14-year-old boy executed in the US, proven innocent 70 years after- Abolish The Death Penalty
Life can be very unfair to many and lead to some losing their lives when they are denied fair trial or given hash sentences. This was the exact story of George Stinney Jnr, the 14 year old boy of Afrcian decent. Death penalty or capital punishment or execution is the sentence imposed on an individual by a court of competent jurisdiction as the prescribed form of punishment for a given crime.
George Stinney Jnr’s story was a sad story which took place in the United States back in 1944 when he was just fourteen(14) years old.
The young boy had no chance of survival during the trial and in the end was executed in an electric chair. He was accused of killing two teenage girls, 11 year old Betty and 7 year old Mary. The bodies of the two girls were discovered close to the residence where young George Stinney lived with his parents. At his trial, all the juries were whites and the trial that led him into the execution chair took barely 2 hours. Just two hours to determine. His sentence was given ten minutes later on the same day.
He was sentenced to death. His parents were not offered the opportunity to witness the trail of their son. They were threatened and expelled from the city.
George Stinney Jnr lived in jail for 81 days but was not given an opportunity to get any form of contact with his parents.
He was in fact, 80 miles away from his parent while in prison which made it impossible for the parents to reach him as well.
On the day of his electrocution, he was electrocuted with 5380 volts in his head. That was quite a strong electric energy passing through the head of an innocent teen.
Fast forward…70 years after, a judge in South Carolina was able to prove the innocence of George Stinney. Apparently he was set up for being black.

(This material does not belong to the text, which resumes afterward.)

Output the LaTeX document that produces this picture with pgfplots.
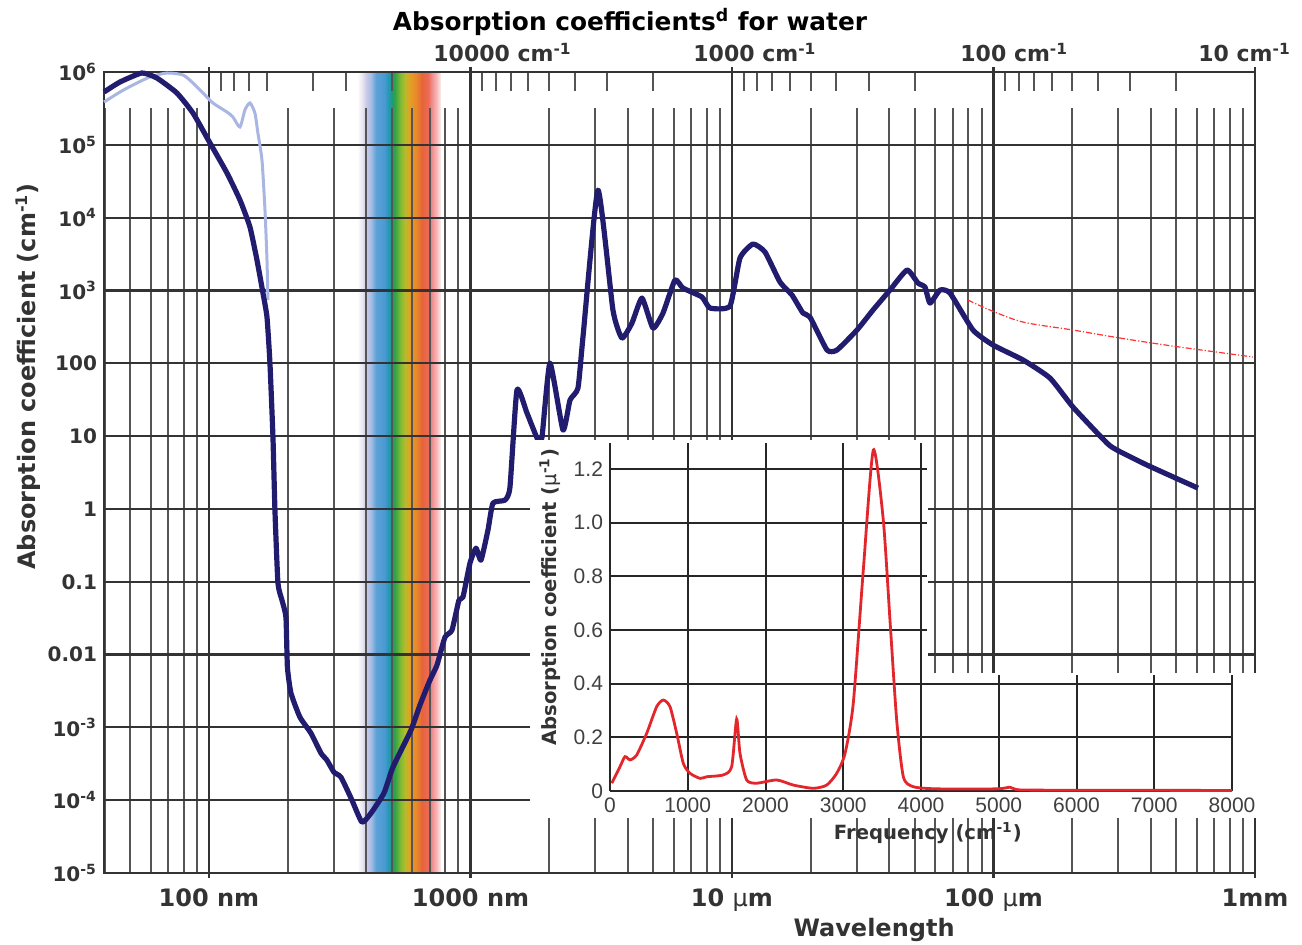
\documentclass[border=0pt]{standalone}
\usepackage{pgfplots}
\pgfplotsset{compat=1.18}
\usepackage{fontspec}
\setmainfont{DejaVu Sans}
\newfontfamily\insetfont{Liberation Sans}

\definecolor{h2oblue}{HTML}{211C6E}
\definecolor{uvblue}{HTML}{A9B5E2}
\definecolor{gridgray}{HTML}{333333}
\definecolor{minorgray}{HTML}{555555}
\definecolor{labelgray}{HTML}{333333}
\definecolor{insetred}{HTML}{E3262B}
% visible band colours
\definecolor{spA}{HTML}{EBE7F0}
\definecolor{spB}{HTML}{C9CBE9}
\definecolor{spC}{HTML}{A7BCE3}
\definecolor{spD}{HTML}{5BA2D8}
\definecolor{spE}{HTML}{4C9AD2}
\definecolor{spF}{HTML}{2798B9}
\definecolor{spG}{HTML}{1E9A78}
\definecolor{spH}{HTML}{33A345}
\definecolor{spI}{HTML}{7BB935}
\definecolor{spJ}{HTML}{B4BD2C}
\definecolor{spK}{HTML}{E2A224}
\definecolor{spL}{HTML}{E9882A}
\definecolor{spM}{HTML}{E6643A}
\definecolor{spN}{HTML}{EC6A55}
\definecolor{spO}{HTML}{F08E8E}
\definecolor{spP}{HTML}{F6BCBC}
\definecolor{spQ}{HTML}{FDF0F0}
\pgfdeclarehorizontalshading{visible}{100bp}{color(0bp)=(white); color(25bp)=(white);
  color(28bp)=(spA); color(30.4bp)=(spB); color(33.3bp)=(spC); color(36.3bp)=(spD);
  color(41.1bp)=(spE); color(43.5bp)=(spF); color(45.8bp)=(spG); color(47.6bp)=(spH);
  color(50.6bp)=(spI); color(53.6bp)=(spJ); color(56bp)=(spK); color(60.1bp)=(spL);
  color(63.7bp)=(spM); color(67.3bp)=(spN); color(69.6bp)=(spO); color(72.6bp)=(spP);
  color(75bp)=(spQ); color(100bp)=(white)}

\pgfplotstableread{
x y
39.7 5.31e5
45.7 7.29e5
55.4 9.69e5
63.2 8.27e5
75.4 5.15e5
86.9 2.73e5
100.9 1.06e5
117.2 4.10e4
131.4 1.745e4
143.5 7430
152.6 2620
160.9 921
166.7 431
171.1 100.6
175.7 9.69
178.8 0.963
183.6 0.0957
190.2 0.0559
197.0 0.0326
199.6 0.00671
205.9 0.00295
222.8 0.00138
245.5 8.32e-4
268.2 4.42e-4
282.7 3.54e-4
300.6 2.42e-4
319.8 2.07e-4
352.3 1.0e-4
384.7 4.99e-5
416.5 6.63e-5
467.0 1.25e-4
505.3 2.84e-4
592.2 9.15e-4
641.0 2.02e-3
699.9 4.45e-3
744.6 7.15e-3
798.9 0.0173
849.6 0.0216
903.6 0.0559
936.1 0.0614
995.6 0.180
1049.6 0.289
1097.0 0.198
1166.5 0.511
1219.0 1.20
1354.9 1.32
1416.0 1.99
1505.9 42.9
1644.9 20.7
1812.5 8.81
1877.5 9.69
2013.8 100.6
2258.3 12.1
2402.0 31.2
2576.9 45.6
2693.0 229
3073.0 2.39e4
3506.4 538
3795.2 222
4146.0 357
4527.6 786
4986.6 304
5447.6 489
6053.4 1389
6494 1079
7679 812
8240 573
9826 611
10730 2787
12030 4340
13374 3370
15262 1305
16962 865
18687 489
19875 431
23085 152
25207 152
30060 286
34610 538
40200 1013
46700 1906
51440 1264
54700 1114
57180 671
62450 1013
68190 921
83480 286
99560 178
129700 111
164500 62.6
201400 25.0
271700 8.01
296700 6.42
386400 4.00
605300 1.93
}\liquiddata

\pgfplotstableread{
x y
39.7 3.87e5
45.7 5.31e5
51.2 6.63e5
59.5 8.54e5
69.1 9.69e5
79.5 9.10e5
86.9 7.06e5
94.9 5.15e5
103.6 3.75e5
117.2 2.82e5
123.5 2.41e5
131.4 1.76e5
137.3 3.01e5
143.5 3.75e5
149.9 2.73e5
153.9 1.45e5
159.5 6.18e4
163.8 1.27e4
166.7 2620
168.1 738
}\uvdata

\pgfplotstableread{
x y
79890 738
96960 538
129700 368
201400 286
304600 222
485800 172
982700 122
}\irdata

\pgfplotstableread{
x y
22 0.029
129 0.091
193 0.128
257 0.116
343 0.134
472 0.215
600 0.314
686 0.339
772 0.314
858 0.215
943 0.103
1029 0.066
1158 0.047
1243 0.053
1458 0.060
1565 0.091
1629 0.268
1672 0.140
1758 0.041
1887 0.029
2144 0.041
2358 0.022
2615 0.010
2787 0.022
2916 0.066
3023 0.140
3129 0.327
3258 0.824
3387 1.271
3515 1.010
3601 0.637
3687 0.265
3773 0.053
3901 0.016
4202 0.008
4977 0.008
5145 0.014
5273 0.004
6000 0.003
8000 0.002
}\freqdata

\begin{document}
\begin{tikzpicture}
\useasboundingbox (-52pt,-36pt) rectangle (599pt,436.5pt);

% visible band
\begin{axis}[at={(0pt,0pt)}, anchor=south west, scale only axis,
  width=575.5pt, height=400.5pt, xmode=log, ymode=log,
  xmin=39.7, xmax=1e6, ymin=1e-5, ymax=1e6, hide axis]
  \addplot[draw=none, forget plot] coordinates {(100,1) (1000,1)};
  \shade[shading=visible] (axis cs:368.3,1e-5) rectangle (axis cs:771.3,1e6);
\end{axis}

% minor wavelength grid (starts a little below the top)
\begin{axis}[at={(0pt,0pt)}, anchor=south west, scale only axis,
  width=575.5pt, height=382.5pt, xmode=log, xmin=39.7, xmax=1e6, ymin=0, ymax=1,
  xtick={40,50,60,70,80,90,200,300,400,500,600,700,800,900,
         2000,3000,4000,5000,6000,7000,8000,9000,
         20000,30000,40000,50000,60000,70000,80000,90000,
         200000,300000,400000,500000,600000,700000,800000,900000},
  xticklabels={}, ytick=\empty, xminorticks=false,
  major tick length=0pt, xmajorgrids,
  major grid style={minorgray, line width=1pt},
  axis line style={draw=none}]
  \addplot[draw=none, forget plot] coordinates {(100,0.5) (1000,0.5)};
\end{axis}

% wavenumber ticks on top
\begin{axis}[at={(0pt,0pt)}, anchor=south west, scale only axis,
  width=575.5pt, height=400.5pt, xmode=log, xmin=39.7, xmax=1e6, ymin=0, ymax=1,
  xtick={111.1,125,142.9,166.7,250,333.3,500,
         1111,1250,1429,1667,2000,2500,3333,5000,
         11111,12500,14286,16667,20000,25000,33333,50000,
         111111,125000,142857,166667,200000,250000,333333,500000},
  xticklabels={}, ytick=\empty, xminorticks=false,
  xtick pos=right, xtick align=inside, major tick length=9.5pt,
  tick style={minorgray, line width=1pt},
  axis line style={draw=none}]
  \addplot[draw=none, forget plot] coordinates {(100,0.5) (1000,0.5)};
\end{axis}

% main axis
\begin{axis}[at={(0pt,0pt)}, anchor=south west, scale only axis,
  width=575.5pt, height=400.5pt, xmode=log, ymode=log,
  xmin=39.7, xmax=1e6, ymin=1e-5, ymax=1e6, clip=false,
  xtick={100,1000,10000,100000,1000000},
  xticklabels={100 nm,1000 nm,10 {\mdseries µ}m,100 {\mdseries µ}m,1mm},
  ytick={1e-5,1e-4,1e-3,1e-2,1e-1,1,10,100,1e3,1e4,1e5,1e6},
  yticklabels={10\textsuperscript{-5},10\textsuperscript{-4},10\textsuperscript{-3},0.01,0.1,1,10,100,
               10\textsuperscript{3},10\textsuperscript{4},10\textsuperscript{5},10\textsuperscript{6}},
  xminorticks=false, yminorticks=false,
  xtick pos=both, xticklabel pos=left, ytick pos=left,
  xtick align=center, ytick align=inside, major tick length=5pt,
  tick style={gridgray, line width=1.1pt},
  xmajorgrids, ymajorgrids,
  major grid style={gridgray, line width=1.1pt},
  axis line style={gridgray, line width=1.1pt},
  xticklabel style={font=\fontsize{12}{14}\selectfont\bfseries, text=labelgray, yshift=-2pt},
  yticklabel style={font=\fontsize{10}{12}\selectfont\bfseries, text=labelgray},
  title={Absorption coefficients\textsuperscript{d} for water},
  title style={at={(axis description cs:0.457,1)}, anchor=center, yshift=19pt,
    font=\fontsize{12.4}{14}\selectfont\bfseries},
  xlabel={Wavelength},
  every axis x label/.style={at={(axis description cs:0.669,0)}, anchor=base, yshift=-32pt,
    font=\fontsize{12}{14}\selectfont\bfseries, text=labelgray},
  ylabel={Absorption coefficient (cm\textsuperscript{-1})},
  every axis y label/.style={at={(axis description cs:-0.066,0.620)}, rotate=90, anchor=center,
    font=\fontsize{12}{14}\selectfont\bfseries, text=labelgray}]
  \addplot[uvblue, line width=1.5pt, smooth, tension=0.4] table {\uvdata};
  \addplot[h2oblue, line width=2.6pt, smooth, tension=0.3, line join=round] table {\liquiddata};
  \addplot[red!80, line width=0.6pt, densely dash dot, smooth] table {\irdata};
\end{axis}

% wavenumber labels
\begin{scope}[every node/.style={anchor=base west, font=\fontsize{11}{13}\selectfont\bfseries, text=labelgray, inner sep=0pt}]
  \node at (164.5pt,405.5pt) {10000 cm\textsuperscript{-1}};
  \node at (294.5pt,405.5pt) {1000 cm\textsuperscript{-1}};
  \node at (428pt,405.5pt) {100 cm\textsuperscript{-1}};
  \node at (547pt,405.5pt) {10 cm\textsuperscript{-1}};
\end{scope}

% white ground of the inset
\fill[white] (213pt,27.5pt) rectangle (412pt,216.5pt);
\fill[white] (412pt,27.5pt) rectangle (577pt,100pt);

% inset, upper part
\begin{axis}[at={(253pt,41pt)}, anchor=south west, scale only axis,
  width=158.5pt, height=174pt, xmin=0, xmax=4077, ymin=0, ymax=1.297,
  xtick={0,1000,2000,3000,4000}, xticklabels={},
  ytick={0,0.2,0.4,0.6,0.8,1.0,1.2}, yticklabels={0,0.2,0.4,0.6,0.8,1.0,1.2},
  grid=major, major grid style={black!85, line width=1pt},
  axis line style={draw=none}, major tick length=0pt,
  yticklabel style={font=\insetfont\fontsize{10.5}{12}\selectfont, text=black!75},
  ylabel={Absorption coefficient ({\mdseries µ}\textsuperscript{-1})},
  every axis y label/.style={at={(axis description cs:-0.189,0.557)}, rotate=90, anchor=center,
    font=\fontsize{9.8}{12}\selectfont\bfseries, text=labelgray}]
  \addplot[draw=none, forget plot] coordinates {(1000,0.5) (2000,0.5)};
\end{axis}

% inset, lower part with the curve
\begin{axis}[at={(253pt,41pt)}, anchor=south west, scale only axis, clip=false,
  width=311pt, height=58pt, xmin=0, xmax=8000, ymin=0, ymax=0.4324,
  xtick={0,1000,2000,3000,4000,5000,6000,7000,8000},
  xticklabels={0,1000,2000,3000,4000,5000,6000,7000,8000},
  ytick={0,0.2,0.4}, yticklabels={},
  grid=major, major grid style={black!85, line width=1pt},
  axis line style={draw=none}, major tick length=0pt,
  xticklabel style={font=\insetfont\fontsize{10.5}{12}\selectfont, text=black!75},
  xlabel={Frequency (cm\textsuperscript{-1})},
  every axis x label/.style={at={(axis description cs:0.511,0)}, anchor=base, yshift=-24.5pt,
    font=\fontsize{9.8}{12}\selectfont\bfseries, text=labelgray}]
  \addplot[insetred, line width=1.4pt, smooth, tension=0.4] table {\freqdata};
\end{axis}
\end{tikzpicture}
\end{document}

Today, so many have been condemned to die in many countries for different offences. The reality is that Ghana still has the death penalty in her statutes just like other countries although this law is not enforced.
Research shows that, the last time Ghana carried out an execution was 26 years ago in 1993. As at 2018, 12 people were sentenced to death while 172 people remained on death role in Ghana.
Ghana has made study progress and showed some encouraging commitment towards the abolition of the death penalty. Ghana ratified the International Covenant on Civil and Political Rights (ICCPR) way back in year 2000 however; she is yet to ratify the Second Optional Protocol which aims at the abolition of the death penalty (ICCPR-OP2).
As at April 2018, Amnesty International (AI) had said that there were 160 people known to be on death row in Ghana.
The question is why keep it in our statutes. Someone, the courts can go back to it as long as it continues to exist in our statues as a nation.
The fact that, someone has been found guilty does not imply his right to life should be taken away from him; such persons can be of good use to the country even while in prison.
If George Stinney Jnr had been given the chance to get a lawyer to defend him, probably his innocence would have been established long before 2014, he would have been spared the hash sentence and become some one of great importance to the world at large. This could happen to anyone any where and it could be you.
70 years later, in 2014, George Stinney Jnr’s innocence was finally proven by a judge in South Carolina. The boy was innocent; someone set it up to blame him for being black.
Human Rights Reporters Ghana is calling on government to work on this and ratify the Second Optional Protocol which aims at the abolition of the death penalty (ICCPR-OP2). Parliament and the Judiciary, we are looking up to you.